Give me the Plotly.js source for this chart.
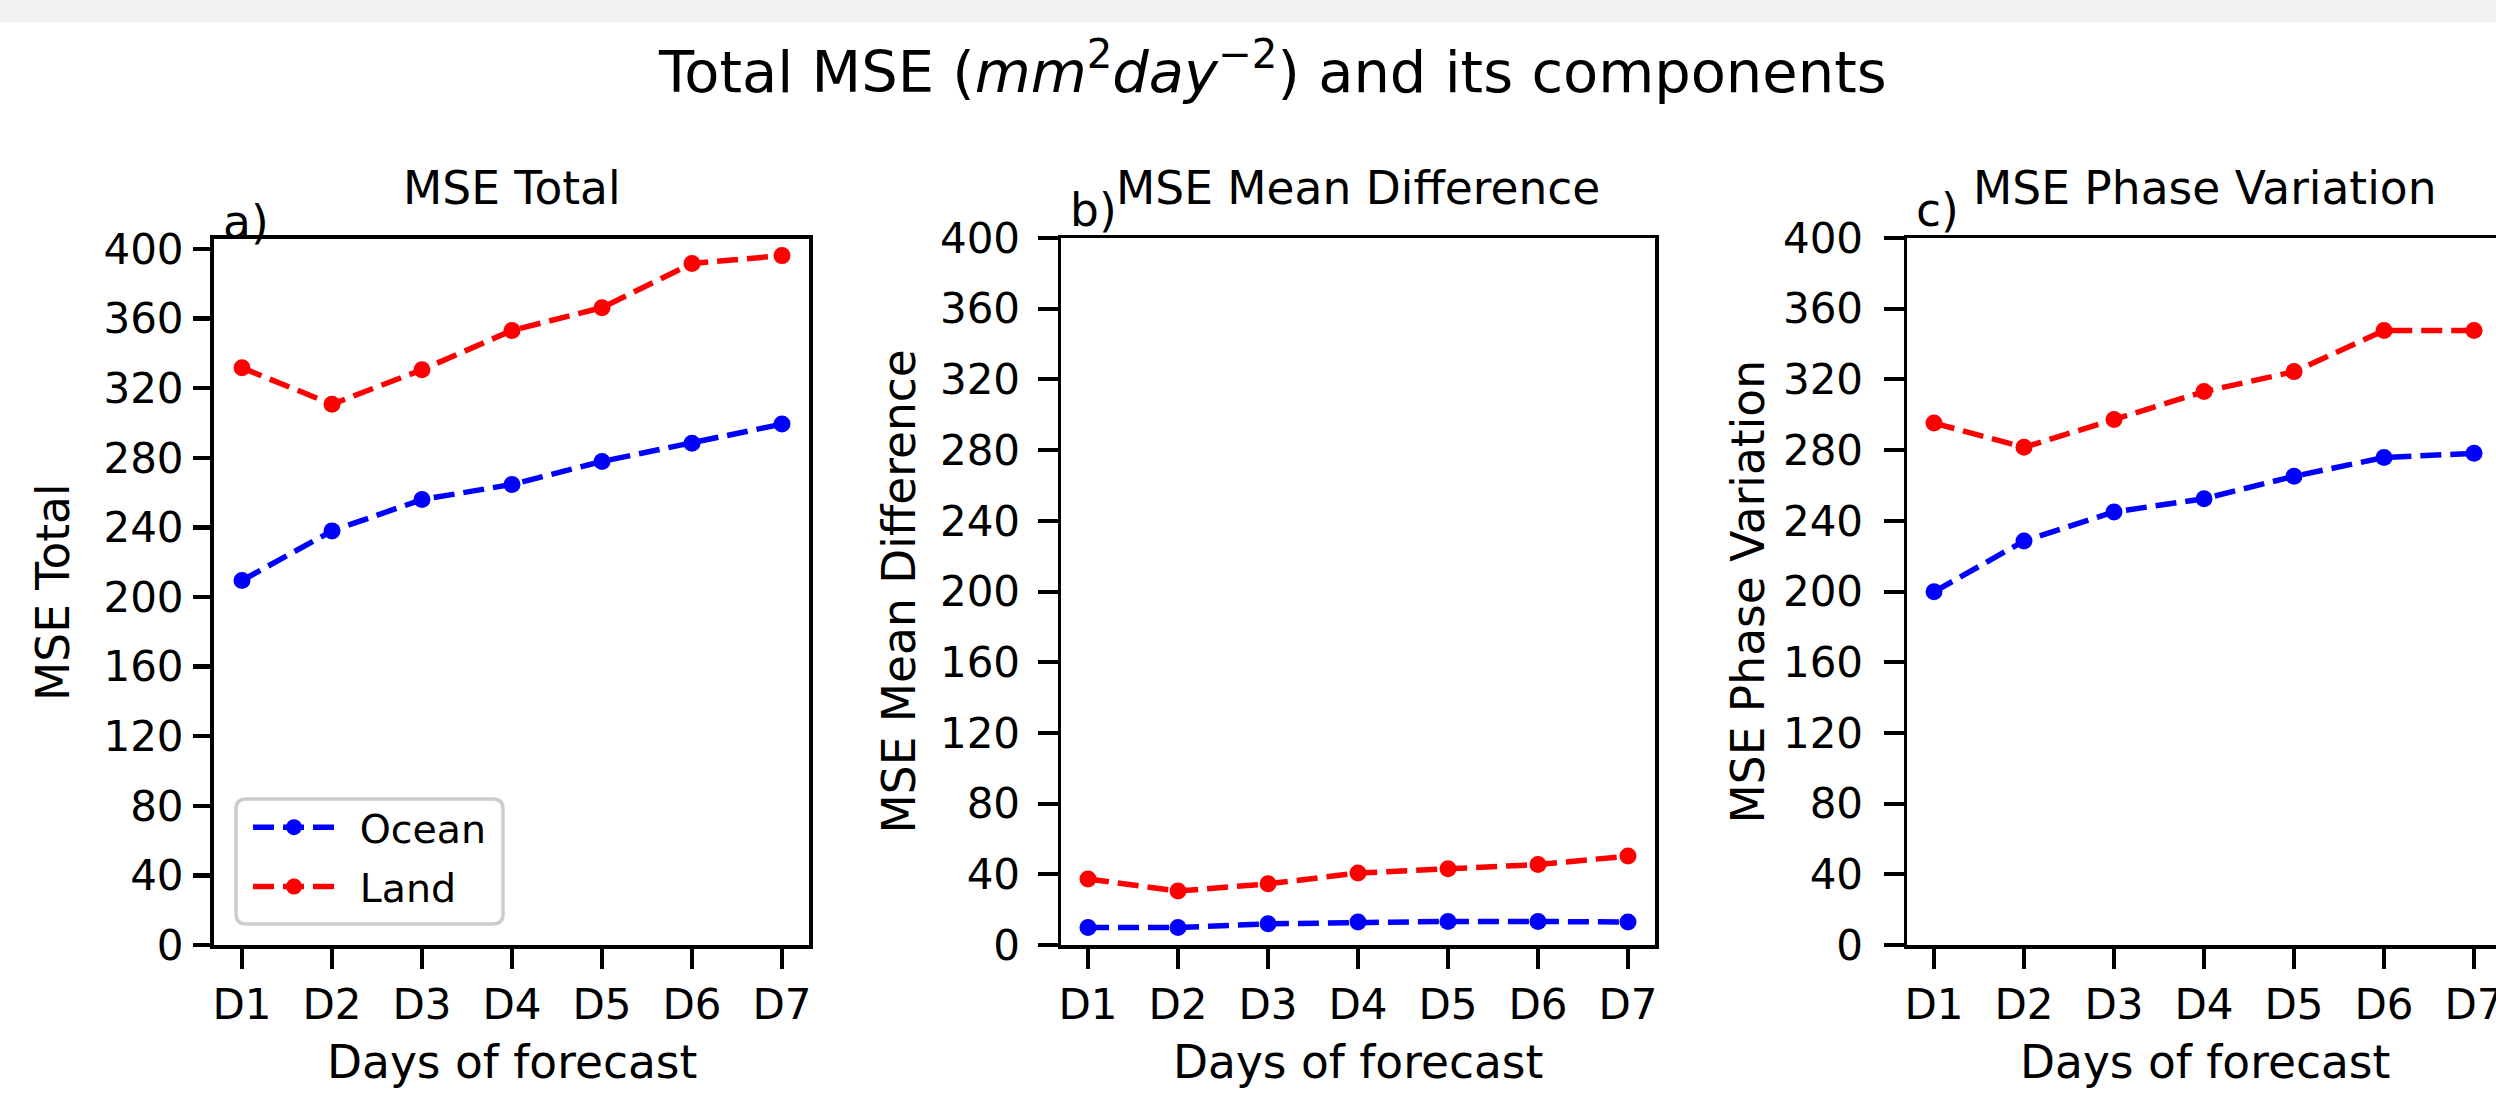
<!DOCTYPE html>
<html><head><meta charset="utf-8">
<script src="https://cdn.plot.ly/plotly-3.0.1.min.js"></script>
<style>html,body{margin:0;padding:0;background:#fff;} #chart{width:2496px;height:1098px;}</style>
</head><body><div id="chart"></div>
<script>
// ---- data ----
const days = ['D1','D2','D3','D4','D5','D6','D7'];
const yTicks = [0,40,80,120,160,200,240,280,320,360,400];
const seriesNames = ['Ocean','Land'];
const totalOcean = [209.5, 238.0, 256.0, 264.7, 277.9, 288.3, 299.4];
const totalLand  = [331.7, 310.8, 330.6, 353.2, 366.3, 391.7, 396.2];
const meanDiffOcean = [9.9, 9.9, 12.0, 13.0, 13.3, 13.3, 13.0];
const meanDiffLand  = [37.3, 30.5, 34.6, 40.7, 43.1, 45.5, 50.3];
const phaseOcean = [199.8, 228.6, 245.0, 252.5, 265.2, 275.8, 278.2];
const phaseLand  = [295.3, 281.6, 297.3, 313.1, 324.4, 347.7, 347.7];
const panelTitles = ['MSE Total','MSE Mean Difference','MSE Phase Variation'];
const panelTags = ['a)','b)','c)'];
const xLabel = 'Days of forecast';
const mainTitle = 'Total MSE (<i>mm</i><sup>2</sup><i>day</i><sup>\u22122</sup>) and its components';

// ---- layout helpers ----
const W = 2496, H = 1098;
const fx = p => p / W;
const fy = p => 1 - p / H;
const FONT = 'DejaVu Sans, sans-serif';
const colors = ['#0000ff', '#ff0000'];
const TICK = 42, LAB = 45.5;

const panels = [
  {left:214, right:809, top:239, bottom:945, xr:[-0.311, 6.3], yr:[0, 405.75], lw:4, tl:17, tw:4.5, ystand:1, mirrorY:true, tagY:222, data:[totalOcean, totalLand]},
  {left:1061, right:1655, top:238, bottom:945, xr:[-0.3, 6.3], yr:[0, 400], lw:3.5, tl:20, tw:4, ystand:9, mirrorY:true, tagY:211, data:[meanDiffOcean, meanDiffLand]},
  {left:1907, right:2496, top:238, bottom:945, xr:[-0.3, 6.244], yr:[0, 400], lw:3.5, tl:20, tw:4, ystand:12, mirrorY:false, tagY:210, data:[phaseOcean, phaseLand]}
];

const traces = [];
const layout = {
  width: W, height: H,
  margin: {l:0, r:0, t:0, b:0, pad:0},
  paper_bgcolor: '#ffffff', plot_bgcolor: '#ffffff',
  font: {family: FONT, color: '#000'},
  showlegend: true,
  legend: {x: fx(248), y: fy(795), xanchor:'left', yanchor:'top', bgcolor:'rgba(0,0,0,0)', borderwidth:0,
           font:{family:FONT, size:39.5, color:'#000'}, itemwidth: 82, tracegroupgap: 5},
  annotations: [],
  shapes: []
};

panels.forEach((p, i) => {
  const sfx = i === 0 ? '' : String(i + 1);
  p.data.forEach((vals, k) => {
    traces.push({
      x: days, y: vals, xaxis: 'x' + sfx, yaxis: 'y' + sfx,
      type: 'scatter', mode: 'lines+markers', name: '\u2002' + seriesNames[k],
      legendgroup: seriesNames[k] + sfx,
      showlegend: i === 0,
      line: {color: colors[k], width: 5.5, dash: '21px,9px'},
      marker: {color: colors[k], size: 17},
      hoverinfo: 'skip'
    });
  });
  layout['xaxis' + sfx] = {
    domain: [fx(p.left), fx(p.right)], range: p.xr, type: 'category', anchor: 'y' + sfx,
    showline: true, linecolor: '#000', linewidth: p.lw, mirror: true,
    ticks: 'outside', ticklen: 20, tickwidth: 4, tickcolor: '#000',
    showgrid: false, zeroline: false, fixedrange: true,
    tickfont: {family: FONT, size: TICK, color: '#000'}
  };
  layout['yaxis' + sfx] = {
    domain: [fy(p.bottom), fy(p.top)], range: p.yr, anchor: 'x' + sfx,
    tickmode: 'array', tickvals: yTicks, ticktext: yTicks.map(String),
    showline: true, linecolor: '#000', linewidth: p.lw, mirror: p.mirrorY,
    ticks: 'outside', ticklen: p.tl, tickwidth: p.tw, tickcolor: '#000', ticklabelstandoff: p.ystand,
    showgrid: false, zeroline: false, fixedrange: true,
    tickfont: {family: FONT, size: TICK, color: '#000'}
  };
  const cx = i === 2 ? 2205 : (p.left + p.right) / 2;
  layout.annotations.push(
    {text: panelTitles[i], x: fx(cx), y: fy(189), xref:'paper', yref:'paper', xanchor:'center', yanchor:'middle', showarrow:false, font:{family:FONT, size:LAB, color:'#000'}},
    {text: panelTags[i], x: fx(p.left + 7), y: fy(p.tagY), xref:'paper', yref:'paper', xanchor:'left', yanchor:'middle', showarrow:false, font:{family:FONT, size:LAB, color:'#000'}},
    {text: xLabel, x: fx(cx), y: fy(1062), xref:'paper', yref:'paper', xanchor:'center', yanchor:'middle', showarrow:false, font:{family:FONT, size:LAB, color:'#000'}},
    {text: panelTitles[i], x: fx([53, 899, 1748][i]), y: fy((p.top + p.bottom) / 2), xref:'paper', yref:'paper', xanchor:'center', yanchor:'middle', textangle: -90, showarrow:false, font:{family:FONT, size:LAB, color:'#000'}}
  );
});

layout.annotations.push({text: mainTitle, x: fx(1272), y: fy(68), xref:'paper', yref:'paper', xanchor:'center', yanchor:'middle', showarrow:false, font:{family:FONT, size:57.5, color:'#000'}});

// grey band at top
layout.shapes.push({type:'rect', xref:'paper', yref:'paper', x0:0, x1:1, y0:fy(22), y1:1, fillcolor:'#f2f2f2', line:{width:0}, layer:'above'});

// rounded legend frame
function roundRect(x0, y0, x1, y1, r) {
  return `M ${fx(x0 + r)},${fy(y0)} L ${fx(x1 - r)},${fy(y0)} Q ${fx(x1)},${fy(y0)} ${fx(x1)},${fy(y0 + r)} ` +
         `L ${fx(x1)},${fy(y1 - r)} Q ${fx(x1)},${fy(y1)} ${fx(x1 - r)},${fy(y1)} ` +
         `L ${fx(x0 + r)},${fy(y1)} Q ${fx(x0)},${fy(y1)} ${fx(x0)},${fy(y1 - r)} ` +
         `L ${fx(x0)},${fy(y0 + r)} Q ${fx(x0)},${fy(y0)} ${fx(x0 + r)},${fy(y0)} Z`;
}
layout.shapes.push({type:'path', xref:'paper', yref:'paper', path: roundRect(236, 799, 503, 924, 10),
  fillcolor:'rgba(255,255,255,0.8)', line:{color:'#cccccc', width:3.5}, layer:'above'});

Plotly.newPlot('chart', traces, layout, {staticPlot: true, displayModeBar: false});
</script>
</body></html>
********************
• _WHAT THIS TASK INVOLVES_
Transcribe the full listing character for character. Pictures are excluded.

• _SOLUTION TO THIS EXERCISE_
Give me the Plotly.js source for this chart.
<!DOCTYPE html>
<html><head><meta charset="utf-8">
<script src="https://cdn.plot.ly/plotly-3.0.1.min.js"></script>
<style>html,body{margin:0;padding:0;background:#fff;} #chart{width:2496px;height:1098px;}</style>
</head><body><div id="chart"></div>
<script>
// ---- data ----
const days = ['D1','D2','D3','D4','D5','D6','D7'];
const yTicks = [0,40,80,120,160,200,240,280,320,360,400];
const seriesNames = ['Ocean','Land'];
const totalOcean = [209.5, 238.0, 256.0, 264.7, 277.9, 288.3, 299.4];
const totalLand  = [331.7, 310.8, 330.6, 353.2, 366.3, 391.7, 396.2];
const meanDiffOcean = [9.9, 9.9, 12.0, 13.0, 13.3, 13.3, 13.0];
const meanDiffLand  = [37.3, 30.5, 34.6, 40.7, 43.1, 45.5, 50.3];
const phaseOcean = [199.8, 228.6, 245.0, 252.5, 265.2, 275.8, 278.2];
const phaseLand  = [295.3, 281.6, 297.3, 313.1, 324.4, 347.7, 347.7];
const panelTitles = ['MSE Total','MSE Mean Difference','MSE Phase Variation'];
const panelTags = ['a)','b)','c)'];
const xLabel = 'Days of forecast';
const mainTitle = 'Total MSE (<i>mm</i><sup>2</sup><i>day</i><sup>\u22122</sup>) and its components';

// ---- layout helpers ----
const W = 2496, H = 1098;
const fx = p => p / W;
const fy = p => 1 - p / H;
const FONT = 'DejaVu Sans, sans-serif';
const colors = ['#0000ff', '#ff0000'];
const TICK = 42, LAB = 45.5;

const panels = [
  {left:214, right:809, top:239, bottom:945, xr:[-0.311, 6.3], yr:[0, 405.75], lw:4, tl:17, tw:4.5, ystand:1, mirrorY:true, tagY:222, data:[totalOcean, totalLand]},
  {left:1061, right:1655, top:238, bottom:945, xr:[-0.3, 6.3], yr:[0, 400], lw:3.5, tl:20, tw:4, ystand:9, mirrorY:true, tagY:211, data:[meanDiffOcean, meanDiffLand]},
  {left:1907, right:2496, top:238, bottom:945, xr:[-0.3, 6.244], yr:[0, 400], lw:3.5, tl:20, tw:4, ystand:12, mirrorY:false, tagY:210, data:[phaseOcean, phaseLand]}
];

const traces = [];
const layout = {
  width: W, height: H,
  margin: {l:0, r:0, t:0, b:0, pad:0},
  paper_bgcolor: '#ffffff', plot_bgcolor: '#ffffff',
  font: {family: FONT, color: '#000'},
  showlegend: true,
  legend: {x: fx(248), y: fy(795), xanchor:'left', yanchor:'top', bgcolor:'rgba(0,0,0,0)', borderwidth:0,
           font:{family:FONT, size:39.5, color:'#000'}, itemwidth: 82, tracegroupgap: 5},
  annotations: [],
  shapes: []
};

panels.forEach((p, i) => {
  const sfx = i === 0 ? '' : String(i + 1);
  p.data.forEach((vals, k) => {
    traces.push({
      x: days, y: vals, xaxis: 'x' + sfx, yaxis: 'y' + sfx,
      type: 'scatter', mode: 'lines+markers', name: '\u2002' + seriesNames[k],
      legendgroup: seriesNames[k] + sfx,
      showlegend: i === 0,
      line: {color: colors[k], width: 5.5, dash: '21px,9px'},
      marker: {color: colors[k], size: 17},
      hoverinfo: 'skip'
    });
  });
  layout['xaxis' + sfx] = {
    domain: [fx(p.left), fx(p.right)], range: p.xr, type: 'category', anchor: 'y' + sfx,
    showline: true, linecolor: '#000', linewidth: p.lw, mirror: true,
    ticks: 'outside', ticklen: 20, tickwidth: 4, tickcolor: '#000',
    showgrid: false, zeroline: false, fixedrange: true,
    tickfont: {family: FONT, size: TICK, color: '#000'}
  };
  layout['yaxis' + sfx] = {
    domain: [fy(p.bottom), fy(p.top)], range: p.yr, anchor: 'x' + sfx,
    tickmode: 'array', tickvals: yTicks, ticktext: yTicks.map(String),
    showline: true, linecolor: '#000', linewidth: p.lw, mirror: p.mirrorY,
    ticks: 'outside', ticklen: p.tl, tickwidth: p.tw, tickcolor: '#000', ticklabelstandoff: p.ystand,
    showgrid: false, zeroline: false, fixedrange: true,
    tickfont: {family: FONT, size: TICK, color: '#000'}
  };
  const cx = i === 2 ? 2205 : (p.left + p.right) / 2;
  layout.annotations.push(
    {text: panelTitles[i], x: fx(cx), y: fy(189), xref:'paper', yref:'paper', xanchor:'center', yanchor:'middle', showarrow:false, font:{family:FONT, size:LAB, color:'#000'}},
    {text: panelTags[i], x: fx(p.left + 7), y: fy(p.tagY), xref:'paper', yref:'paper', xanchor:'left', yanchor:'middle', showarrow:false, font:{family:FONT, size:LAB, color:'#000'}},
    {text: xLabel, x: fx(cx), y: fy(1062), xref:'paper', yref:'paper', xanchor:'center', yanchor:'middle', showarrow:false, font:{family:FONT, size:LAB, color:'#000'}},
    {text: panelTitles[i], x: fx([53, 899, 1748][i]), y: fy((p.top + p.bottom) / 2), xref:'paper', yref:'paper', xanchor:'center', yanchor:'middle', textangle: -90, showarrow:false, font:{family:FONT, size:LAB, color:'#000'}}
  );
});

layout.annotations.push({text: mainTitle, x: fx(1272), y: fy(68), xref:'paper', yref:'paper', xanchor:'center', yanchor:'middle', showarrow:false, font:{family:FONT, size:57.5, color:'#000'}});

// grey band at top
layout.shapes.push({type:'rect', xref:'paper', yref:'paper', x0:0, x1:1, y0:fy(22), y1:1, fillcolor:'#f2f2f2', line:{width:0}, layer:'above'});

// rounded legend frame
function roundRect(x0, y0, x1, y1, r) {
  return `M ${fx(x0 + r)},${fy(y0)} L ${fx(x1 - r)},${fy(y0)} Q ${fx(x1)},${fy(y0)} ${fx(x1)},${fy(y0 + r)} ` +
         `L ${fx(x1)},${fy(y1 - r)} Q ${fx(x1)},${fy(y1)} ${fx(x1 - r)},${fy(y1)} ` +
         `L ${fx(x0 + r)},${fy(y1)} Q ${fx(x0)},${fy(y1)} ${fx(x0)},${fy(y1 - r)} ` +
         `L ${fx(x0)},${fy(y0 + r)} Q ${fx(x0)},${fy(y0)} ${fx(x0 + r)},${fy(y0)} Z`;
}
layout.shapes.push({type:'path', xref:'paper', yref:'paper', path: roundRect(236, 799, 503, 924, 10),
  fillcolor:'rgba(255,255,255,0.8)', line:{color:'#cccccc', width:3.5}, layer:'above'});

Plotly.newPlot('chart', traces, layout, {staticPlot: true, displayModeBar: false});
</script>
</body></html>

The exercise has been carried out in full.